Nuestros amigos seguían viniendo a casa y yo a la de ellos. No ya, como me ocurría uso años antes, para jugar con los pequeños muñecos indios y vaqueros de plástico y derribarlos con unas pistolas hechas de pinzas de la ropa, que antes eran de madera, sino para lo que vulgarmente se llama “socializar”. Cuando no se oía nuestro piano, podía oírse a través de la pared el de Begoñita, de la misma forma que, supongo, en casa de Begoñita se oiría el nuestro. A veces tocado por mi hermana, otras aporreado por mí, y otras ejecutado por alguna amiga suya como por ejemplo MP, una preciosa rubia fría como un témpano, con unas fuertes manos propias de una gran pianista que se precie, y que ya era capaz de tocar escalas cromáticas ascendentes y descendentes a velocidad de vértigo. Muchos, muchísimos años después, he sabido que MP acabó siendo profesora de conservatorio. Seguro que lo tenía merecido.

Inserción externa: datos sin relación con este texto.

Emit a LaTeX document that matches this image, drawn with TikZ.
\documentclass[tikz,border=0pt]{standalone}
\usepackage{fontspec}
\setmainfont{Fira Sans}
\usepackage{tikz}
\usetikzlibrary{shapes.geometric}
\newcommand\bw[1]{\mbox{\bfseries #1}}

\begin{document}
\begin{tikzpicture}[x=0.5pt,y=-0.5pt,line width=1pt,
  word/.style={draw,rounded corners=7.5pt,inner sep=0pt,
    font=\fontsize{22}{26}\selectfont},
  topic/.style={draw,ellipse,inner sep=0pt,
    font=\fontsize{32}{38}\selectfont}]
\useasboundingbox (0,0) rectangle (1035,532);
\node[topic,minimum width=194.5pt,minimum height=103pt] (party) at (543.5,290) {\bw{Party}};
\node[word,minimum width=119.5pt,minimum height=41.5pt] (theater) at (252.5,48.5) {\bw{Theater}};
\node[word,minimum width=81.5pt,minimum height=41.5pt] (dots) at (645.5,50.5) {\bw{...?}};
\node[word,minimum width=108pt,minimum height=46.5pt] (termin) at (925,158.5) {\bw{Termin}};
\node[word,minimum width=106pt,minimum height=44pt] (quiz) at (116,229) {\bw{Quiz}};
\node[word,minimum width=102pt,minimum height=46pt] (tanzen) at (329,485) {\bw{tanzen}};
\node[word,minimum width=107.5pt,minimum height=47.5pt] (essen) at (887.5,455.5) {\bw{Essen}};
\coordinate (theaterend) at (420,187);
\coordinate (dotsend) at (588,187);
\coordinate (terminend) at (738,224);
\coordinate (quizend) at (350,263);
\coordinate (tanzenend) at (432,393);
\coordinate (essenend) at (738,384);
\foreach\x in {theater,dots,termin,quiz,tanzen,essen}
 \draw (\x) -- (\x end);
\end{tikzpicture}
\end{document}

Pero todos los que pasaban por nuestra casa no eran ni con mucho afamados instrumentistas: el propio USLG, por ejemplo, no se privaba de interpretar con el dedo índice de la mano derecha la única melodía que conocía, y que apenas constaba de cinco notas: do-re-mi-mi-re-re-do-do, mi-fa-sol-sol-fa-fa-mi.

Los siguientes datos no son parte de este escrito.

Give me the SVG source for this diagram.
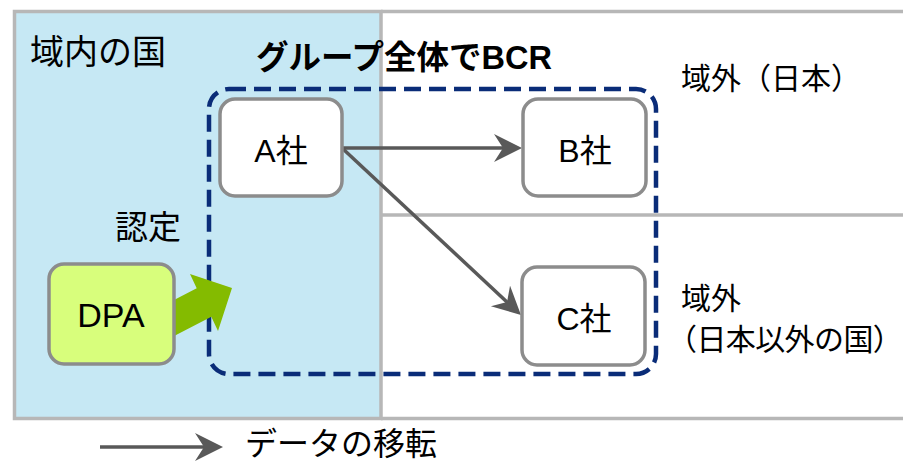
<svg xmlns="http://www.w3.org/2000/svg" width="903" height="461" viewBox="0 0 903 461">
<style>
text{font-family:"Liberation Sans","Noto Sans CJK JP",sans-serif;fill:#000}
.lbl{font-size:30px}
.box{fill:#fff;stroke:#8C8C8C;stroke-width:3.5}
.conn{stroke:#595959;stroke-width:3.5;fill:none}
.region{stroke:#B7B7B7;stroke-width:3.5;fill:none}
.node{font-size:32px;text-anchor:middle}
</style>
<defs>
<marker id="ah" markerUnits="userSpaceOnUse" markerWidth="30" markerHeight="30" refX="23" refY="14" orient="auto" viewBox="0 0 30 30">
<path d="M0,0 L28,14 L0,28 L9,14 z" fill="#595959"/>
</marker>
</defs>
<g id="regions">
<rect x="14.5" y="11.5" width="366.5" height="407" fill="#C6E8F4" stroke="#B7B7B7" stroke-width="3.5"/>
<line class="region" x1="381" y1="11.5" x2="903" y2="11.5"/>
<line class="region" x1="381" y1="215" x2="903" y2="215"/>
<line class="region" x1="381" y1="418.5" x2="903" y2="418.5"/>
<text class="lbl" x="30" y="64" style="font-size:34px">域内の国</text>
<text class="lbl" x="681" y="89">域外（日本）</text>
<text class="lbl" x="681" y="309">域外</text>
<text class="lbl" x="667" y="350" letter-spacing="-0.6">（日本以外の国）</text>
</g>
<g id="group-bcr">
<rect x="209" y="89" width="447" height="285" rx="20" fill="none" stroke="#0A2C78" stroke-width="4.5" stroke-dasharray="17 8"/>
<text x="256" y="69" font-size="32.5" font-weight="bold">グループ全体でBCR</text>
</g>
<g id="approval">
<polygon points="232,288 190,274 196.7,288.3 152.3,311.3 166.9,339.7 211.3,316.7 218,331" fill="#84BB00"/>
<text class="lbl" x="115" y="239" style="font-size:33px">認定</text>
</g>
<g id="connectors">
<line class="conn" x1="342" y1="148" x2="517" y2="148" marker-end="url(#ah)"/>
<line class="conn" x1="342" y1="148" x2="517.3" y2="311.6" marker-end="url(#ah)"/>
</g>
<g id="node-a">
<rect class="box" x="220" y="99" width="122" height="97" rx="15"/>
<text class="node" x="281" y="162">A社</text>
</g>
<g id="node-b">
<rect class="box" x="523" y="99" width="123" height="97" rx="15"/>
<text class="node" x="585" y="162">B社</text>
</g>
<g id="node-c">
<rect class="box" x="522" y="267" width="123" height="98" rx="15"/>
<text class="node" x="584" y="330">C社</text>
</g>
<g id="node-dpa">
<rect class="box" x="49" y="264" width="125" height="100" rx="15" style="fill:#D8FE7C"/>
<text class="node" x="111" y="327" style="font-size:34px">DPA</text>
</g>
<g id="legend">
<line class="conn" x1="100" y1="447" x2="218" y2="447" marker-end="url(#ah)"/>
<text class="lbl" x="245" y="455" style="font-size:32px">データの移転</text>
</g>
</svg>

Sin ánimo de menospreciar ni mucho menos las cualidades de USLG, debo decir que solía resultar bastante pesado. Era uno de esos que, cuando hablan, a veces parece que están saboreando lo que dicen. Cada vez que por el motivo que fuera aparecía por nuestra casa, jamás se privaba de echar mano al piano e interpretar la melodía que tenia en tan grata estima: do-re-mi-mi-re-re-do-do, mi-fa-sol-sol-fa-fa-mi.
Hasta que llegó un día en el cual a mi padre se le agotó la paciencia, e irrumpiendo en el salón se lo dijo de forma tajante: “No quiero volver a oír semejante canción en mi casa, porque eso que estás tocando era un himno de los nazis”.
El susodicho himno no era otro que “Yo tenía un camarada”, himno de origen nazi que en España popularizaron los falangistas, a los que mi padre no tenía ninguna simpatía, así como tampoco a los nazis, dicho sea de paso.
No sé dónde pudo aprender USLG las notas de semejante canción fascista, aunque sospecho que dentro de su propia familia, pues entre sus familiares se contaban muchos militares de carrera, que estando en pleno franquismo a lo mejor más de uno de ellos era nazi, falangista o quién sabe qué. Sea como fuera, tengo mis serias dudas de que USLG supiera que estaba dando la matraca en casa ajena tocando un himno de los nazis. Lo que pasa es que, si los pesados recalcitrantes se distinguen por algo, es por por ser capaces de dar la matraca en casa ajena tocando en el piano un himno nazi sin darse cuenta siquiera lo que están haciendo.